The U.S. President has been emphasizing immigration issues in the lead up to the midterm elections. This week Trump announced he would sign an executive order to end the right to U.S. citizenship for children born in the country. Though such an executive order is unconstitutional, it furthers rhetoric in line with his “America First” slogan.

“We’re talking about a nationalism, all Americans first, but what he really means is all white Americans first,” Shane Burley, author of Fascism Today: What It Is and How to End It, told teleSUR.

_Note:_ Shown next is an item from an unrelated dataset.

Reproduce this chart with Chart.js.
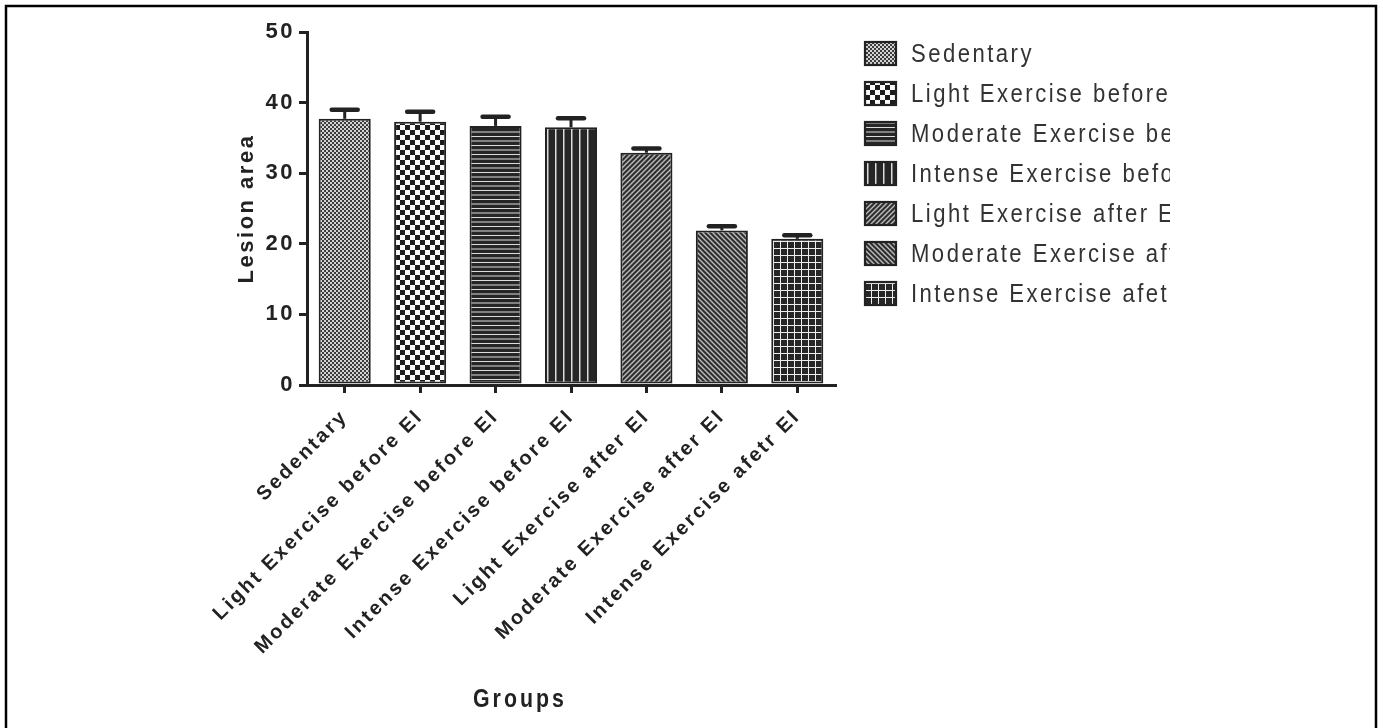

Members of the first wave, now two weeks into their journey, are trekking through southern Mexico. Many, including children, are struggling with illness, exhaustion, and injuries, The Guardian reports.

A second group is trailing the first by about 200 miles. A federal official who spoke on condition of anonymity told the Associated Press that 153 migrants in the second caravan were detained during highway inspections in Chiapas Wednesday.

A third group from El Salvador, estimated at 500 members, has reached Guatemala. A fourth group from the same country of about 700 set out on the journey Wednesday.